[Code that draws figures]
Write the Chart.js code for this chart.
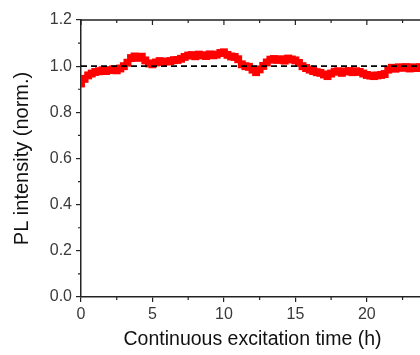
<!DOCTYPE html>
<html>
<head>
<meta charset="utf-8">
<script src="https://cdn.jsdelivr.net/npm/chart.js@4.4.1/dist/chart.umd.min.js"></script>
<style>
  html, body { margin: 0; padding: 0; background: #fff; overflow: hidden; }
  #wrap { width: 430px; height: 355px; }
</style>
</head>
<body>
<div id="wrap"><canvas id="mycanvas" width="430" height="355"></canvas></div>
<script>
// PL intensity (normalised) sampled every 0.25 h
var timeStep = 0.25;
var intensity = [
  0.925, 0.945, 0.960, 0.968, 0.975, 0.978, 0.982, 0.979, 0.983, 0.986,
  0.982, 0.990, 1.000, 1.015, 1.035, 1.042, 1.036, 1.041, 1.025, 1.012,
  1.008, 1.016, 1.022, 1.018, 1.020, 1.022, 1.026, 1.027, 1.032, 1.040,
  1.046, 1.048, 1.043, 1.050, 1.047, 1.044, 1.051, 1.047, 1.050, 1.057,
  1.060, 1.049, 1.042, 1.040, 1.030, 1.008, 1.000, 0.997, 0.985, 0.974,
  0.986, 1.001, 1.016, 1.028, 1.031, 1.027, 1.030, 1.024, 1.033, 1.029,
  1.025, 1.014, 1.000, 0.992, 0.985, 0.979, 0.974, 0.971, 0.964, 0.957,
  0.968, 0.976, 0.978, 0.971, 0.977, 0.979, 0.974, 0.978, 0.975, 0.968,
  0.962, 0.959, 0.957, 0.960, 0.962, 0.966, 0.985, 0.993, 0.989, 0.995,
  0.993, 0.996, 0.990, 0.995, 0.992, 0.996, 0.993
];
var refLevel = 1.0;
var xTicksMajor = [0, 5, 10, 15, 20];
var xMax = 24;
var yMin = 0, yMax = 1.2;

var points = [];
for (var i = 0; i < intensity.length; i++) {
  points.push({x: i * timeStep, y: intensity[i]});
}

var axisColor = "#222";
var labelColor = "#3a3a3a";

// box frame + minor ticks
var framePlugin = {
  id: "frame",
  afterDraw: function(chart) {
    var c = chart.ctx, a = chart.chartArea;
    var xs = chart.scales.x, ys = chart.scales.y;
    c.save();
    c.strokeStyle = axisColor;
    c.lineWidth = 1.5;
    c.beginPath();
    c.moveTo(a.left, a.top); c.lineTo(a.right, a.top);
    c.moveTo(a.right, a.top); c.lineTo(a.right, a.bottom);
    c.stroke();
    c.lineWidth = 1.2;
    c.beginPath();
    for (var t = 0; t <= xMax; t += 2.5) {
      var px = xs.getPixelForValue(t);
      var major = (t % 5 === 0);
      // top ticks point inward
      c.moveTo(px, a.top); c.lineTo(px, a.top + (major ? 5 : 3));
      if (!major) { c.moveTo(px, a.bottom); c.lineTo(px, a.bottom + 3); }
    }
    for (var v = 0.1; v < yMax; v += 0.2) {
      var py = ys.getPixelForValue(v);
      c.moveTo(a.left, py); c.lineTo(a.left - 3, py);
    }
    c.stroke();
    c.restore();
  }
};

var chartdata = {
  datasets: [
    {
      label: "reference",
      data: [{x: 0, y: refLevel}, {x: xMax, y: refLevel}],
      borderColor: "#000",
      borderWidth: 1.6,
      borderDash: [6, 4],
      pointRadius: 0,
      fill: false,
      order: 0
    },
    {
      label: "PL intensity",
      data: points,
      showLine: false,
      pointStyle: "rect",
      pointRadius: 5.6,
      pointBorderWidth: 0,
      backgroundColor: "#ff0000",
      borderColor: "#ff0000",
      order: 1
    }
  ]
};

var ctx = document.getElementById("mycanvas");
var LineGraph = new Chart(ctx, {
  type: "line",
  data: chartdata,
  plugins: [framePlugin],
  options: {
    responsive: false,
    animation: false,
    events: [],
    layout: { padding: { top: 20, right: 6, left: 0, bottom: 0 } },
    plugins: { legend: { display: false }, tooltip: { enabled: false } },
    scales: {
      x: {
        type: "linear",
        min: 0, max: xMax,
        afterFit: function(s) { s.height = 58; },
        afterBuildTicks: function(s) { s.ticks = xTicksMajor.map(function(v) { return {value: v}; }); },
        grid: { display: true, drawOnChartArea: false, tickLength: 5, color: axisColor, lineWidth: 1.2 },
        border: { display: true, color: axisColor, width: 1.5 },
        ticks: { color: labelColor, font: { family: "Liberation Sans, Arial", size: 16 }, padding: 3, maxRotation: 0 },
        title: { display: true, text: "Continuous excitation time (h)", color: "#111",
                 font: { family: "Liberation Sans, Arial", size: 19.5 }, padding: { top: 4 } }
      },
      y: {
        min: yMin, max: yMax,
        afterFit: function(s) { s.width = 81; },
        grid: { display: true, drawOnChartArea: false, tickLength: 5, color: axisColor, lineWidth: 1.2 },
        border: { display: true, color: axisColor, width: 1.5 },
        ticks: { stepSize: 0.2, color: labelColor, font: { family: "Liberation Sans, Arial", size: 16 }, padding: 4,
                 callback: function(v) { return v.toFixed(1); } },
        title: { display: true, text: "PL intensity (norm.)", color: "#111",
                 font: { family: "Liberation Sans, Arial", size: 20 }, padding: { top: 10 } }
      }
    }
  }
});
</script>
</body>
</html>
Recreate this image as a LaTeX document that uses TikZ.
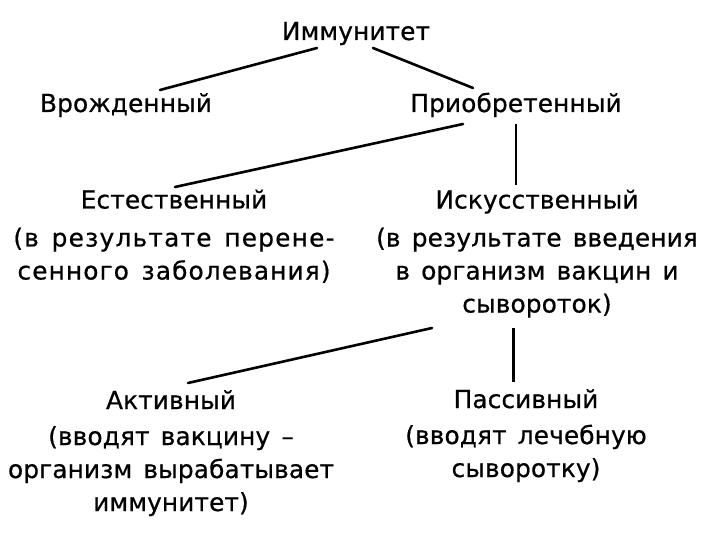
\documentclass[tikz,border=0pt]{standalone}
\usepackage{fontspec}
\setmainfont{DejaVu Sans}[LetterSpace=0.5,WordSpace=1.4,FakeBold=0.6]
\usetikzlibrary{calc}
\begin{document}
\begin{tikzpicture}[x=1pt,y=-1pt,
  txt/.style={font=\fontsize{24.8}{33}\selectfont, inner sep=0pt, align=center, anchor=base},
  link/.style={line width=2.6pt, line cap=round},
  vlink/.style={line width=3pt}]
\useasboundingbox (0,0) rectangle (720,540);
\node[txt] (imm) at (356,40) {Иммунитет};
\node[txt] (vro) at (126,112) {Врожденный};
\node[txt] (pri) at (516,112) {Приобретенный};
\node[txt] (est) at (174,279.5) {Естественный\\[5pt]{\addfontfeatures{LetterSpace=5}(в результате перене-}\\{\addfontfeatures{LetterSpace=4.5}сенного заболевания)}};
\node[txt] (isk) at (537,312.5) {Искусственный\\[5pt](в результате введения\\в организм вакцин и\\сывороток)};
\node[txt] (akt) at (171,511) {Активный\\[3pt](вводят вакцину –\\организм вырабатывает\\иммунитет)};
\node[txt] (pas) at (526,477) {Пассивный\\[3pt](вводят лечебную\\сыворотку)};
\draw[link] ($(imm.base)+(-39,8)$) -- ($(vro.base)+(34,-22)$);
\draw[link] ($(imm.base)+(17,8)$) -- ($(pri.base)+(-43,-24)$);
\draw[link] ($(pri.base)+(-53,12)$) -- ($(est.base)+(1,-92.5)$);
\draw[line width=1.8pt] ($(pri.base)+(0,12)$) -- ($(isk.base)+(-21,-127.5)$);
\draw[link] ($(isk.base)+(-105,15.5)$) -- ($(akt.base)+(17,-128)$);
\draw[vlink] ($(isk.base)+(-24,15.5)$) -- ($(pas.base)+(-13,-95)$);
\end{tikzpicture}
\end{document}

Given problem — Write out the listing word for word, omitting the pictures it holds.

Correct output —
Write the Chart.js code for this chart.
<!DOCTYPE html>
<html>
<head>
<meta charset="utf-8">
<script src="https://cdn.jsdelivr.net/npm/chart.js@4.4.1/dist/chart.umd.min.js"></script>
<style>
  html, body { margin: 0; padding: 0; background: #fff; overflow: hidden; }
  #wrap { width: 430px; height: 355px; }
</style>
</head>
<body>
<div id="wrap"><canvas id="mycanvas" width="430" height="355"></canvas></div>
<script>
// PL intensity (normalised) sampled every 0.25 h
var timeStep = 0.25;
var intensity = [
  0.925, 0.945, 0.960, 0.968, 0.975, 0.978, 0.982, 0.979, 0.983, 0.986,
  0.982, 0.990, 1.000, 1.015, 1.035, 1.042, 1.036, 1.041, 1.025, 1.012,
  1.008, 1.016, 1.022, 1.018, 1.020, 1.022, 1.026, 1.027, 1.032, 1.040,
  1.046, 1.048, 1.043, 1.050, 1.047, 1.044, 1.051, 1.047, 1.050, 1.057,
  1.060, 1.049, 1.042, 1.040, 1.030, 1.008, 1.000, 0.997, 0.985, 0.974,
  0.986, 1.001, 1.016, 1.028, 1.031, 1.027, 1.030, 1.024, 1.033, 1.029,
  1.025, 1.014, 1.000, 0.992, 0.985, 0.979, 0.974, 0.971, 0.964, 0.957,
  0.968, 0.976, 0.978, 0.971, 0.977, 0.979, 0.974, 0.978, 0.975, 0.968,
  0.962, 0.959, 0.957, 0.960, 0.962, 0.966, 0.985, 0.993, 0.989, 0.995,
  0.993, 0.996, 0.990, 0.995, 0.992, 0.996, 0.993
];
var refLevel = 1.0;
var xTicksMajor = [0, 5, 10, 15, 20];
var xMax = 24;
var yMin = 0, yMax = 1.2;

var points = [];
for (var i = 0; i < intensity.length; i++) {
  points.push({x: i * timeStep, y: intensity[i]});
}

var axisColor = "#222";
var labelColor = "#3a3a3a";

// box frame + minor ticks
var framePlugin = {
  id: "frame",
  afterDraw: function(chart) {
    var c = chart.ctx, a = chart.chartArea;
    var xs = chart.scales.x, ys = chart.scales.y;
    c.save();
    c.strokeStyle = axisColor;
    c.lineWidth = 1.5;
    c.beginPath();
    c.moveTo(a.left, a.top); c.lineTo(a.right, a.top);
    c.moveTo(a.right, a.top); c.lineTo(a.right, a.bottom);
    c.stroke();
    c.lineWidth = 1.2;
    c.beginPath();
    for (var t = 0; t <= xMax; t += 2.5) {
      var px = xs.getPixelForValue(t);
      var major = (t % 5 === 0);
      // top ticks point inward
      c.moveTo(px, a.top); c.lineTo(px, a.top + (major ? 5 : 3));
      if (!major) { c.moveTo(px, a.bottom); c.lineTo(px, a.bottom + 3); }
    }
    for (var v = 0.1; v < yMax; v += 0.2) {
      var py = ys.getPixelForValue(v);
      c.moveTo(a.left, py); c.lineTo(a.left - 3, py);
    }
    c.stroke();
    c.restore();
  }
};

var chartdata = {
  datasets: [
    {
      label: "reference",
      data: [{x: 0, y: refLevel}, {x: xMax, y: refLevel}],
      borderColor: "#000",
      borderWidth: 1.6,
      borderDash: [6, 4],
      pointRadius: 0,
      fill: false,
      order: 0
    },
    {
      label: "PL intensity",
      data: points,
      showLine: false,
      pointStyle: "rect",
      pointRadius: 5.6,
      pointBorderWidth: 0,
      backgroundColor: "#ff0000",
      borderColor: "#ff0000",
      order: 1
    }
  ]
};

var ctx = document.getElementById("mycanvas");
var LineGraph = new Chart(ctx, {
  type: "line",
  data: chartdata,
  plugins: [framePlugin],
  options: {
    responsive: false,
    animation: false,
    events: [],
    layout: { padding: { top: 20, right: 6, left: 0, bottom: 0 } },
    plugins: { legend: { display: false }, tooltip: { enabled: false } },
    scales: {
      x: {
        type: "linear",
        min: 0, max: xMax,
        afterFit: function(s) { s.height = 58; },
        afterBuildTicks: function(s) { s.ticks = xTicksMajor.map(function(v) { return {value: v}; }); },
        grid: { display: true, drawOnChartArea: false, tickLength: 5, color: axisColor, lineWidth: 1.2 },
        border: { display: true, color: axisColor, width: 1.5 },
        ticks: { color: labelColor, font: { family: "Liberation Sans, Arial", size: 16 }, padding: 3, maxRotation: 0 },
        title: { display: true, text: "Continuous excitation time (h)", color: "#111",
                 font: { family: "Liberation Sans, Arial", size: 19.5 }, padding: { top: 4 } }
      },
      y: {
        min: yMin, max: yMax,
        afterFit: function(s) { s.width = 81; },
        grid: { display: true, drawOnChartArea: false, tickLength: 5, color: axisColor, lineWidth: 1.2 },
        border: { display: true, color: axisColor, width: 1.5 },
        ticks: { stepSize: 0.2, color: labelColor, font: { family: "Liberation Sans, Arial", size: 16 }, padding: 4,
                 callback: function(v) { return v.toFixed(1); } },
        title: { display: true, text: "PL intensity (norm.)", color: "#111",
                 font: { family: "Liberation Sans, Arial", size: 20 }, padding: { top: 10 } }
      }
    }
  }
});
</script>
</body>
</html>
Recreate this image as a LaTeX document that uses TikZ.
\documentclass[tikz,border=0pt]{standalone}
\usepackage{fontspec}
\setmainfont{DejaVu Sans}[LetterSpace=0.5,WordSpace=1.4,FakeBold=0.6]
\usetikzlibrary{calc}
\begin{document}
\begin{tikzpicture}[x=1pt,y=-1pt,
  txt/.style={font=\fontsize{24.8}{33}\selectfont, inner sep=0pt, align=center, anchor=base},
  link/.style={line width=2.6pt, line cap=round},
  vlink/.style={line width=3pt}]
\useasboundingbox (0,0) rectangle (720,540);
\node[txt] (imm) at (356,40) {Иммунитет};
\node[txt] (vro) at (126,112) {Врожденный};
\node[txt] (pri) at (516,112) {Приобретенный};
\node[txt] (est) at (174,279.5) {Естественный\\[5pt]{\addfontfeatures{LetterSpace=5}(в результате перене-}\\{\addfontfeatures{LetterSpace=4.5}сенного заболевания)}};
\node[txt] (isk) at (537,312.5) {Искусственный\\[5pt](в результате введения\\в организм вакцин и\\сывороток)};
\node[txt] (akt) at (171,511) {Активный\\[3pt](вводят вакцину –\\организм вырабатывает\\иммунитет)};
\node[txt] (pas) at (526,477) {Пассивный\\[3pt](вводят лечебную\\сыворотку)};
\draw[link] ($(imm.base)+(-39,8)$) -- ($(vro.base)+(34,-22)$);
\draw[link] ($(imm.base)+(17,8)$) -- ($(pri.base)+(-43,-24)$);
\draw[link] ($(pri.base)+(-53,12)$) -- ($(est.base)+(1,-92.5)$);
\draw[line width=1.8pt] ($(pri.base)+(0,12)$) -- ($(isk.base)+(-21,-127.5)$);
\draw[link] ($(isk.base)+(-105,15.5)$) -- ($(akt.base)+(17,-128)$);
\draw[vlink] ($(isk.base)+(-24,15.5)$) -- ($(pas.base)+(-13,-95)$);
\end{tikzpicture}
\end{document}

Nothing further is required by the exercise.